Congrats. Impressive.
Mx says:

October 6, 2016 at 5:11 pm

Will it support arduino IDE?
dspx90 says:

October 6, 2016 at 5:36 pm

Is there any pricing out yet? Would like to have one for graphic development, so i hope its not top notch pricing.
Arumaraj says:

October 6, 2016 at 6:11 pm

So happy to hear this +
Witek says:

October 7, 2016 at 1:31 am

Finally!

Congratulations. Awesome job.

Doubling of local SRAM from 32 to 64KB per cores, is really good thing. But I also hope bigger programs / kernels can be loaded into few neighbours and used as a “mini cluster” of semi-local memory. Would be nice to have separate network for that (other than the one used for off chip communication).
Witek says:

October 7, 2016 at 1:45 am

Assuming 1GHz for the IO clock, 192 Bytes / cycle, translates to 192GB/s total extranal bandwidth, or 179MB/s per core. In big systems I would expect half of the IO used for memory, and half for interconecting other CPUs, giving 90MB/s per core on average. Which isn’t very high in memory intensive applications (like machine learning for example).

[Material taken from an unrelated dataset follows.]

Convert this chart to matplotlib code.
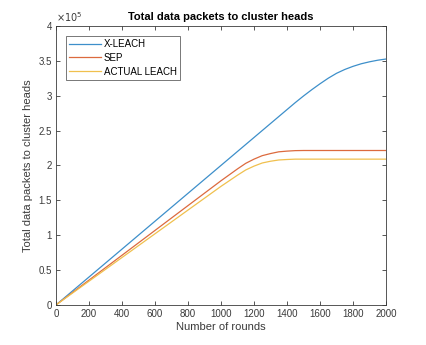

I know 1000 IO pins is a lot, but might still not be enough.
saeed says:

October 8, 2016 at 3:57 pm

it is good!!!!!
saeed says:

October 8, 2016 at 3:58 pm

it is good!!
Robert Fontaine says:

October 8, 2016 at 8:05 pm

Congratulations will you continue to provide an fpga alongside your lovely little chips?

You may have been a bit too forward thinking with the parallela but it seems that the hpc community and even big data is catching on to the fact that some of their algorithms can be fundamentally more efficient on an slow fpga than on a fast cpu/gpu.

Well done!
Alexandru C says:

October 12, 2016 at 7:18 am

How many gflops ?
Nancy says:

October 12, 2016 at 5:47 pm

Congratulations! Way to go!
Gregory Fowler says:

October 12, 2016 at 8:59 pm

Congratulations!!! This is an outstanding achievement!! Well done!!!
Kiran Ramaprasad says:

October 13, 2016 at 8:42 am

Wow!
roberto says:

October 13, 2016 at 9:54 am

After so many time i don’t give a dime to possibility to see this 1024 corese’s chip and i marked parallela as “good effort but failed”.
I am *SO* happy to see i was wrong.

chapeau!
Jonah Probell says:

October 13, 2016 at 4:13 pm

Impressive. Congratulations.
Maximiliam Luppe says:

October 14, 2016 at 6:44 pm

I’m very happy to be part of this achievement as a Kickstarter backer. Congratulations!
Brian Miller says:

October 16, 2016 at 10:51 pm

I am backer #2262. When I received my cluster, I was expecting to be able to buy the 64-core variant later on. And so I have waited for over two years. Now that you’ve announced the 1024-core Epiphany V, I look on with enthusiasm. However, since I can’t buy the 64-core variant, I’m sure I won’t be able to purchase this.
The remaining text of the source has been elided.